# [Problem statement]
Select and reproduce each line of the listing below that bears the string "code".

# [Exercise material]
======

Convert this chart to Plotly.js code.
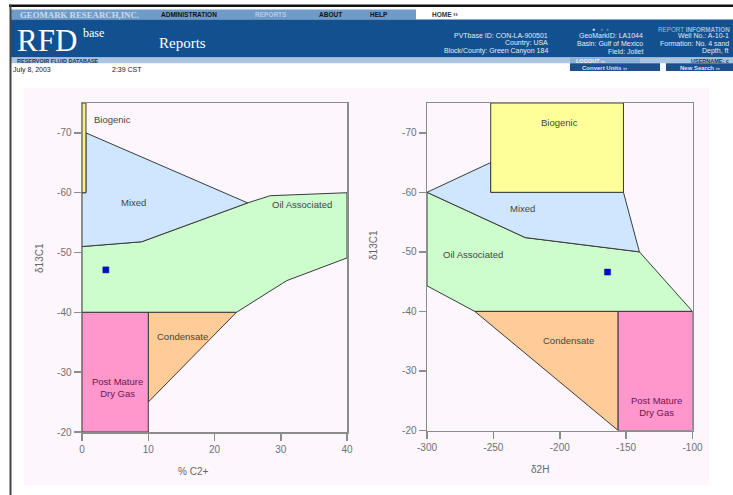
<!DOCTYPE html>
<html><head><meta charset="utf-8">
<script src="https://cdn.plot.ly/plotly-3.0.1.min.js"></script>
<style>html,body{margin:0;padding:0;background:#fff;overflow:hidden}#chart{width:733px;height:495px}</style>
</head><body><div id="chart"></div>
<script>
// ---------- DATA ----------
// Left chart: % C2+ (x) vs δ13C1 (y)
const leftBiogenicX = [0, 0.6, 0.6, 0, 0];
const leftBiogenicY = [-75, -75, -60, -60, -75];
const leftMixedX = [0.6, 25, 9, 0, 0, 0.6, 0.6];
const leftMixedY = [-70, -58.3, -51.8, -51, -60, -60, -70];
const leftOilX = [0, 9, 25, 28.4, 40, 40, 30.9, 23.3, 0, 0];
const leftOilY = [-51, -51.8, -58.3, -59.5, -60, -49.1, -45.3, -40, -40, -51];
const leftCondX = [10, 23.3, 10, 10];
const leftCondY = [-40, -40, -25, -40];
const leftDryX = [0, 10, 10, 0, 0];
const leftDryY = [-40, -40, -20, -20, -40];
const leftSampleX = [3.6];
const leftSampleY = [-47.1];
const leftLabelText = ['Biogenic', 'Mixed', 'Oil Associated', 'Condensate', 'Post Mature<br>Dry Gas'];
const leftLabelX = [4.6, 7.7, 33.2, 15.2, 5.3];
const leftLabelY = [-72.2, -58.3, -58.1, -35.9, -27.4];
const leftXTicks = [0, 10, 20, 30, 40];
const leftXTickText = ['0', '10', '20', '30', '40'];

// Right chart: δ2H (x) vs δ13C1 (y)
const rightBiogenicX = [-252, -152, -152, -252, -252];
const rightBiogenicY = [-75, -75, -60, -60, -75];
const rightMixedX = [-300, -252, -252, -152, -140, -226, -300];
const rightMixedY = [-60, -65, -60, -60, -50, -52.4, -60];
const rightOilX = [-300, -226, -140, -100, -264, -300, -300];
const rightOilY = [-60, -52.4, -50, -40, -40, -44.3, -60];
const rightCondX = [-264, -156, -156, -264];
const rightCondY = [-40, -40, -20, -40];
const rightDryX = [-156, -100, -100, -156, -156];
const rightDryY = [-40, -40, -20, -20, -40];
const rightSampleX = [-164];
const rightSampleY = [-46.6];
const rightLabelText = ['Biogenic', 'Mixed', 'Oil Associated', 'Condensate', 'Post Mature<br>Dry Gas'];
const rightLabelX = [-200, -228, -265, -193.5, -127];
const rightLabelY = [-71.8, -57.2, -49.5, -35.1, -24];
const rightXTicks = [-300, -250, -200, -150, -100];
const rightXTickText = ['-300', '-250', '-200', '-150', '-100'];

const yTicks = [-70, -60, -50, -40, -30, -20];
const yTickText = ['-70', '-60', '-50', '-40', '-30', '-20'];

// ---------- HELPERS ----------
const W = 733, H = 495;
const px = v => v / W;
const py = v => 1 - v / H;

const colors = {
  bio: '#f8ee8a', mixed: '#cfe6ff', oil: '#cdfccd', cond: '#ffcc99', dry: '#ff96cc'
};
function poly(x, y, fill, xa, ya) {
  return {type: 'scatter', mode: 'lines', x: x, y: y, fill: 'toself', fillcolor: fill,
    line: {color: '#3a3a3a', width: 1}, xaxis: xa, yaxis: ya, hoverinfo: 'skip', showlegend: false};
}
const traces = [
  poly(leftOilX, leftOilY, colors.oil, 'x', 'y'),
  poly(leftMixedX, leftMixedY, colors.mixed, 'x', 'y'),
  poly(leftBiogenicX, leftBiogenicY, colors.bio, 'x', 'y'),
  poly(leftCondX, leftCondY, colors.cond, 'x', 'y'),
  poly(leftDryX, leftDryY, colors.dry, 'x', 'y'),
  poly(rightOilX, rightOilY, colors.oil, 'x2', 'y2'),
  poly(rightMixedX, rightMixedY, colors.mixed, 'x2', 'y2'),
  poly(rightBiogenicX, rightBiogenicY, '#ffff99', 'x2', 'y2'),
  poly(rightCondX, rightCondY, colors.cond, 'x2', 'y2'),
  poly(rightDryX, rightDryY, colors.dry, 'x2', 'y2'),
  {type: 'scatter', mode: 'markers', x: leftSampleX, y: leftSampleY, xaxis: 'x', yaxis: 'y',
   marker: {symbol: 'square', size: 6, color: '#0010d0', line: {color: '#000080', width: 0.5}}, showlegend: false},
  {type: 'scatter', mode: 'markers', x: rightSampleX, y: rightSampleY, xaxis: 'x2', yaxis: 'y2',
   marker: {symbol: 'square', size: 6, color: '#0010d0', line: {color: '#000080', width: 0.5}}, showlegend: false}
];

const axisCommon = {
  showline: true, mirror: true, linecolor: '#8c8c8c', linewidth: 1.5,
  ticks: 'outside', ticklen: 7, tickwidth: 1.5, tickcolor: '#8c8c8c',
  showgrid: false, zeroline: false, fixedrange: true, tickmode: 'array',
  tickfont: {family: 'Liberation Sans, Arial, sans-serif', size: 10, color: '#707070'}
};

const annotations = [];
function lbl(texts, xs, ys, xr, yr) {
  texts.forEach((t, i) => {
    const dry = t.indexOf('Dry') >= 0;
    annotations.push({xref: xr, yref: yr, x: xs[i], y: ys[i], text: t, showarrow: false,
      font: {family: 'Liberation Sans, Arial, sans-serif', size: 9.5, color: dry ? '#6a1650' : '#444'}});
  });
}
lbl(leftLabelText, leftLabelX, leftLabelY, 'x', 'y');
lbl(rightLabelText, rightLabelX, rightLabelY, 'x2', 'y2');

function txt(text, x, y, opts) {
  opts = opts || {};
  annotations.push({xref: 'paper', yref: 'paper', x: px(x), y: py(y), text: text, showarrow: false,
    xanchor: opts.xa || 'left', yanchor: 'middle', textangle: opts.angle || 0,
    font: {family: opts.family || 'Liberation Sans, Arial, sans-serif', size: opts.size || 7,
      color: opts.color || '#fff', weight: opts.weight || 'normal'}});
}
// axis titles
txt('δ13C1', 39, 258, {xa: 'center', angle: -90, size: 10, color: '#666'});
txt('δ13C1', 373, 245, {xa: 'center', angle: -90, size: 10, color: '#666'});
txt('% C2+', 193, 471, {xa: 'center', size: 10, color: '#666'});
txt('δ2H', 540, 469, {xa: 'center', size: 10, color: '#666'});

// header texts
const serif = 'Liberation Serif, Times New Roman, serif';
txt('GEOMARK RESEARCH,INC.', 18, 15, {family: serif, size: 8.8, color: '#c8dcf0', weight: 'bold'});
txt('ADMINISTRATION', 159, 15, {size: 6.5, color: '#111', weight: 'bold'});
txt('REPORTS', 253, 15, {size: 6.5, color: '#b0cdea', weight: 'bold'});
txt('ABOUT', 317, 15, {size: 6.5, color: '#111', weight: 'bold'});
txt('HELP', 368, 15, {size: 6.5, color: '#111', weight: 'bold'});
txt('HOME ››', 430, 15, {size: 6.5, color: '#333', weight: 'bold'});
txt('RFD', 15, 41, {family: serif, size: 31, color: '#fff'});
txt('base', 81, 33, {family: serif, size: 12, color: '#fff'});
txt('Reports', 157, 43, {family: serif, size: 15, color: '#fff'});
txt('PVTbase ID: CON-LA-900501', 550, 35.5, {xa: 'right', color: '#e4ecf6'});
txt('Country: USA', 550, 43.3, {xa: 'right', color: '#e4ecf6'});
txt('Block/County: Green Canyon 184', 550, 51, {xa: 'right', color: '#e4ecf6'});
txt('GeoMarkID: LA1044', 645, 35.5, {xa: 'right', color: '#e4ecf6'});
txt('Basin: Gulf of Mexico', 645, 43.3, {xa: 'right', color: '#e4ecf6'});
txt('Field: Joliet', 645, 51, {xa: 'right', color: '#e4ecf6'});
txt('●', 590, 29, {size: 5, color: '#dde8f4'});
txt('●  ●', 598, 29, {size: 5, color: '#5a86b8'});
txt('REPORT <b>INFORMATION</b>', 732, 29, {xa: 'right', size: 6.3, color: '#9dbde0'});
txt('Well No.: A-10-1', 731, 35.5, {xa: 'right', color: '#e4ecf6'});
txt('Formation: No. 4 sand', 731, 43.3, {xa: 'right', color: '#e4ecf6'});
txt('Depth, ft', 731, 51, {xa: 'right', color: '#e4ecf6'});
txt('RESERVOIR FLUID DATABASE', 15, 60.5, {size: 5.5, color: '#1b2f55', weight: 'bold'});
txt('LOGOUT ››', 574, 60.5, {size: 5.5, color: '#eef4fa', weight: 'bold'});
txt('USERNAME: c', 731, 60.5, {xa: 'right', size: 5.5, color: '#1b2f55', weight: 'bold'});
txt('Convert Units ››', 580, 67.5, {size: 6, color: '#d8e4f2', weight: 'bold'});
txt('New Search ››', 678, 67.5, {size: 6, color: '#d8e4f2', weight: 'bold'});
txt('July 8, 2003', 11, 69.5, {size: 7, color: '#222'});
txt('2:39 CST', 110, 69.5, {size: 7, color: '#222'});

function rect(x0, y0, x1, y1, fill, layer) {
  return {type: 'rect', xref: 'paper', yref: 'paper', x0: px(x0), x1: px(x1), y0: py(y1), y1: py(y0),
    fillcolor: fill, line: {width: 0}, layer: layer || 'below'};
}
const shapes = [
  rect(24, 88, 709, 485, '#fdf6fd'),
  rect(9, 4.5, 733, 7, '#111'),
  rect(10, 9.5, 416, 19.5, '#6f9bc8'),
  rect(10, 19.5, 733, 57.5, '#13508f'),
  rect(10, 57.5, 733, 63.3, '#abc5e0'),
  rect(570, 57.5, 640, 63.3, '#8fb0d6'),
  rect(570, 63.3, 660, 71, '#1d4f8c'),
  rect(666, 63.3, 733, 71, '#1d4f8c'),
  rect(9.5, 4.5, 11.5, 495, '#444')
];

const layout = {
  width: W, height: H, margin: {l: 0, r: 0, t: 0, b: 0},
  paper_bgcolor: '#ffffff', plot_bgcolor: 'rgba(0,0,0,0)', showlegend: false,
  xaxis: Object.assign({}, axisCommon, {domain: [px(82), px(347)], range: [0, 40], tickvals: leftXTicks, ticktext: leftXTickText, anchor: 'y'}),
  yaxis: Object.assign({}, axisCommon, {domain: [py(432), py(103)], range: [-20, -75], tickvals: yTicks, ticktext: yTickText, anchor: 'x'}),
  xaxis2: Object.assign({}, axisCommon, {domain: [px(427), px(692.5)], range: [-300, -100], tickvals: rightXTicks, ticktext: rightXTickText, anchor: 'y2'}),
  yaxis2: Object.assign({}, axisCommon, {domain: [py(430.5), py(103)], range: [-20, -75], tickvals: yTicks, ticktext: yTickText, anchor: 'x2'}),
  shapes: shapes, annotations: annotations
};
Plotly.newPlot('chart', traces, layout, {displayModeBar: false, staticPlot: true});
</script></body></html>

======

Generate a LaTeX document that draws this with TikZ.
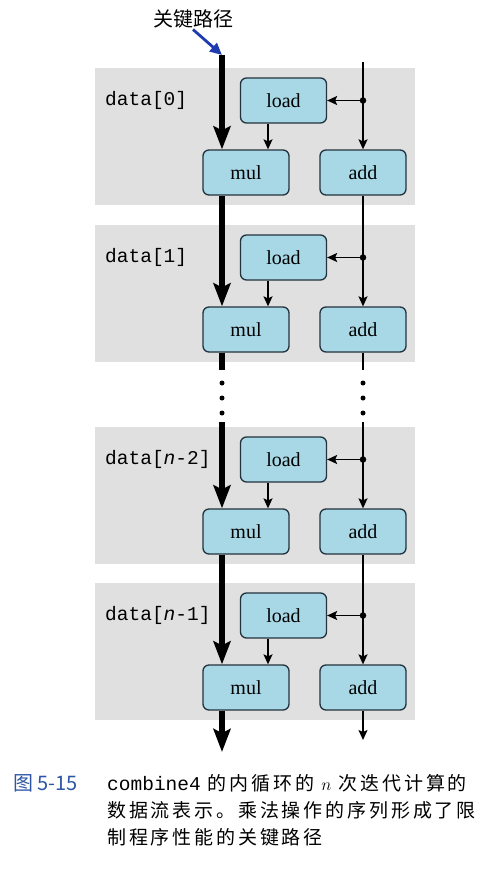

======

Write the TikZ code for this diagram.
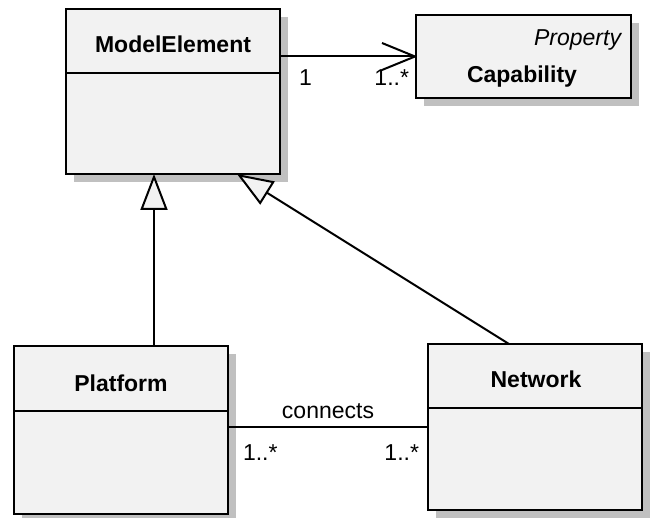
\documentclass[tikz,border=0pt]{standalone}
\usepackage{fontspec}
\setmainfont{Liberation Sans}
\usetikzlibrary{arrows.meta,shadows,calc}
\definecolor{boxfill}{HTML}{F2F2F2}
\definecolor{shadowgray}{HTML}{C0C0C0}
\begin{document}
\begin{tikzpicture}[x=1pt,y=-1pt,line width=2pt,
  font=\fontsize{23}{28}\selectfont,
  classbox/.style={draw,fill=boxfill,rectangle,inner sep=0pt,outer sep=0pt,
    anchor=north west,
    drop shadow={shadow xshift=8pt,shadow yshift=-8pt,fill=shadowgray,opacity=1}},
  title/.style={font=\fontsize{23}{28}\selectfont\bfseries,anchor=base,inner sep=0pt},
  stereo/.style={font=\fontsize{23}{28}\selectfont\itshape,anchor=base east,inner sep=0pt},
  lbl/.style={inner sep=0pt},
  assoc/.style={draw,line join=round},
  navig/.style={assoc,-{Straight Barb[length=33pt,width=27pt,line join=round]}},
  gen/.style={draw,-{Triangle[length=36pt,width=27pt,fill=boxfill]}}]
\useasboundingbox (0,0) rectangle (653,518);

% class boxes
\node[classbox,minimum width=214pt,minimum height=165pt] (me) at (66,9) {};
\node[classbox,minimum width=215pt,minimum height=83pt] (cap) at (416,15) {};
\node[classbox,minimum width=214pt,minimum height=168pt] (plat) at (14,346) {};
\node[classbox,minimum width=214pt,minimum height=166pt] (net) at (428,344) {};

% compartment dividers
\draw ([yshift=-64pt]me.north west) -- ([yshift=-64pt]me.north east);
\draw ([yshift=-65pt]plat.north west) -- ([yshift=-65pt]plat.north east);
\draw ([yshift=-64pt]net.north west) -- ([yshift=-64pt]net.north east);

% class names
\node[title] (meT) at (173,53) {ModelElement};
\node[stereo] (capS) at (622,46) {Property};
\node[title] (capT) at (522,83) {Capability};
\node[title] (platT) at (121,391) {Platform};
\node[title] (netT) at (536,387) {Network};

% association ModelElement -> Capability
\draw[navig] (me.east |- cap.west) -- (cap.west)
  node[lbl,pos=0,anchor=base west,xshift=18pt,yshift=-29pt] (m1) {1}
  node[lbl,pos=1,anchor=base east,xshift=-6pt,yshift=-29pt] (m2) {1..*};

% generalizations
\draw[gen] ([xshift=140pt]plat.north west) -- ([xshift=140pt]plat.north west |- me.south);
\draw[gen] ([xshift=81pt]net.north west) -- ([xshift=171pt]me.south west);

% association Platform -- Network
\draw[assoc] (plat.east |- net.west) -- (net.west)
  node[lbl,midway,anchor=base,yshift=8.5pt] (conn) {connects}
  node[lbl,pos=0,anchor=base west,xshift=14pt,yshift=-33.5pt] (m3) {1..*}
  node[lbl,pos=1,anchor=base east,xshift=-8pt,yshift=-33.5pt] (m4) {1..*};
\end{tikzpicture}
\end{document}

======

# [Complete answer]
Convert this chart to Plotly.js code.
Write the TikZ code for this diagram.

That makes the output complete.